What this task involves:
Print, word for word, the opening line of the data below and every line after it through the line that contains "const waste = [1161, 1126, 1055, 750];", but not the pictures.

— Begin —

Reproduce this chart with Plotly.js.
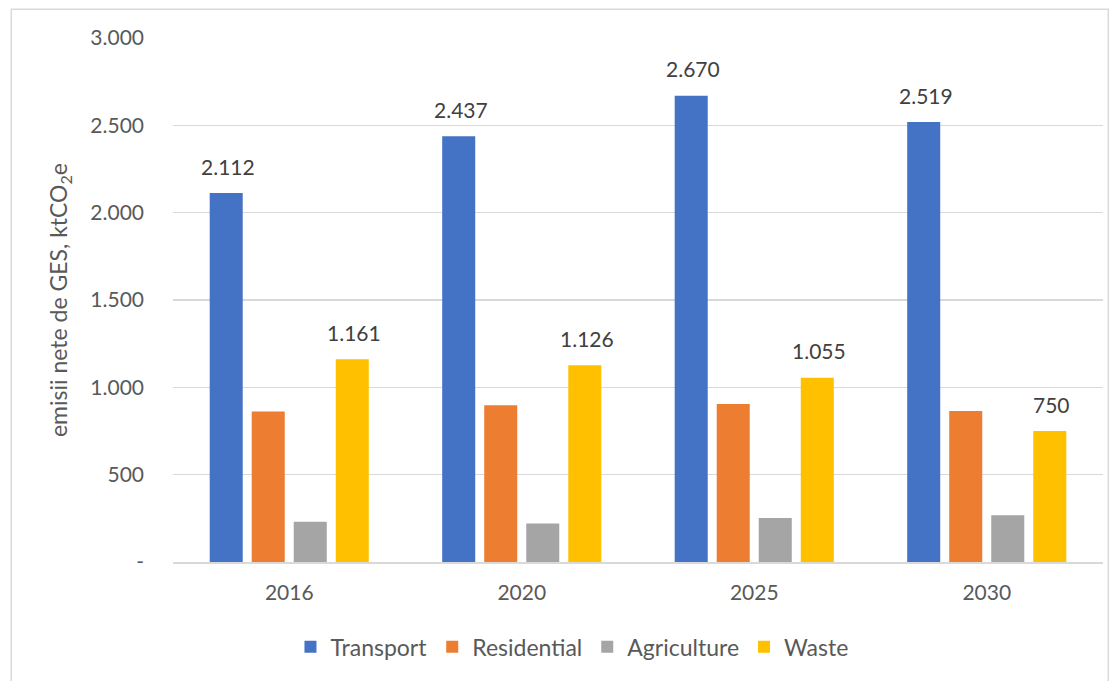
<!DOCTYPE html>
<html>
<head>
<meta charset="utf-8">
<script src="https://cdn.plot.ly/plotly-3.0.1.min.js"></script>
<style>
  html, body { margin: 0; padding: 0; background: #ffffff; }
  #chart { width: 1118px; height: 681px; }
</style>
</head>
<body>
<div id="chart"></div>
<script>
// Net GHG emissions by sector (ktCO2e)
const years = ['2016', '2020', '2025', '2030'];
const transport = [2112, 2437, 2670, 2519];
const residential = [861, 898, 904, 865];
const agriculture = [230, 221, 252, 267];
const waste = [1161, 1126, 1055, 750];

const seriesNames = ['Transport', 'Residential', 'Agriculture', 'Waste'];
const seriesColors = ['#4472C4', '#ED7D31', '#A5A5A5', '#FFC000'];
const seriesValues = [transport, residential, agriculture, waste];
const labelledSeries = [0, 3]; // Transport and Waste carry value labels

const yTickVals = [0, 500, 1000, 1500, 2000, 2500, 3000];
const yTickText = ['-', '500', '1.000', '1.500', '2.000', '2.500', '3.000'];

const FONT = 'Lato, "Open Sans", sans-serif';
const BARGAP = 0.277;
const BARGROUPGAP = 0.214;

// thousands separated with a dot
function fmt(v) {
  return String(Math.round(v)).replace(/\B(?=(\d{3})+(?!\d))/g, '.');
}

const traces = seriesNames.map((name, k) => ({
  type: 'bar',
  name: name,
  x: years,
  y: seriesValues[k],
  marker: { color: seriesColors[k] },
  hoverinfo: 'x+y+name'
}));

// value labels placed over the matching bar in each group
const nSeries = seriesNames.length;
const slot = (1 - BARGAP) / nSeries;
const annotations = [];
labelledSeries.forEach(k => {
  const off = (k - (nSeries - 1) / 2) * slot;
  seriesValues[k].forEach((v, i) => {
    annotations.push({
      xref: 'x', yref: 'y',
      x: i + off, y: v,
      text: fmt(v),
      showarrow: false,
      yanchor: 'middle',
      xanchor: 'center',
      yshift: 27,
      xshift: 2,
      font: { family: FONT, size: 21, color: '#404040' }
    });
  });
});

const layout = {
  width: 1118,
  height: 681,
  margin: { l: 173, r: 15, t: 38, b: 119 },
  paper_bgcolor: '#ffffff',
  plot_bgcolor: '#ffffff',
  barmode: 'group',
  bargap: BARGAP,
  bargroupgap: BARGROUPGAP,
  font: { family: FONT, size: 21, color: '#595959' },
  showlegend: true,
  legend: {
    orientation: 'h',
    x: 0.429, xanchor: 'center',
    y: -0.162, yanchor: 'middle',
    font: { family: FONT, size: 23, color: '#595959' },
    itemclick: false
  },
  xaxis: {
    type: 'category',
    showgrid: false,
    showline: true,
    linecolor: '#d9d9d9',
    linewidth: 2,
    ticks: '',
    ticklabelstandoff: 11,
    tickfont: { family: FONT, size: 21, color: '#595959' },
    fixedrange: true
  },
  yaxis: {
    range: [0, 3000],
    tickmode: 'array',
    tickvals: yTickVals,
    ticktext: yTickText,
    showgrid: true,
    gridcolor: '#d9d9d9',
    gridwidth: 1.5,
    zeroline: false,
    showline: false,
    ticks: '',
    ticklabelstandoff: 28,
    tickfont: { family: FONT, size: 21, color: '#595959' },
    title: {
      text: 'emisii nete de GES, ktCO<sub>2</sub>e',
      font: { family: FONT, size: 23, color: '#595959' },
      standoff: 16
    },
    fixedrange: true
  },
  annotations: annotations,
  shapes: [{
    type: 'rect',
    xref: 'paper', yref: 'paper',
    x0: -0.1739, x1: 1.0057,
    y0: -0.2434, y1: 1.0547,
    line: { color: '#d9d9d9', width: 1.5 },
    fillcolor: 'rgba(0,0,0,0)',
    layer: 'below'
  }]
};

Plotly.newPlot('chart', traces, layout, { displayModeBar: false, staticPlot: true });
</script>
</body>
</html>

— End —

Exercise response:
Reproduce this chart with Plotly.js.
<!DOCTYPE html>
<html>
<head>
<meta charset="utf-8">
<script src="https://cdn.plot.ly/plotly-3.0.1.min.js"></script>
<style>
  html, body { margin: 0; padding: 0; background: #ffffff; }
  #chart { width: 1118px; height: 681px; }
</style>
</head>
<body>
<div id="chart"></div>
<script>
// Net GHG emissions by sector (ktCO2e)
const years = ['2016', '2020', '2025', '2030'];
const transport = [2112, 2437, 2670, 2519];
const residential = [861, 898, 904, 865];
const agriculture = [230, 221, 252, 267];
const waste = [1161, 1126, 1055, 750];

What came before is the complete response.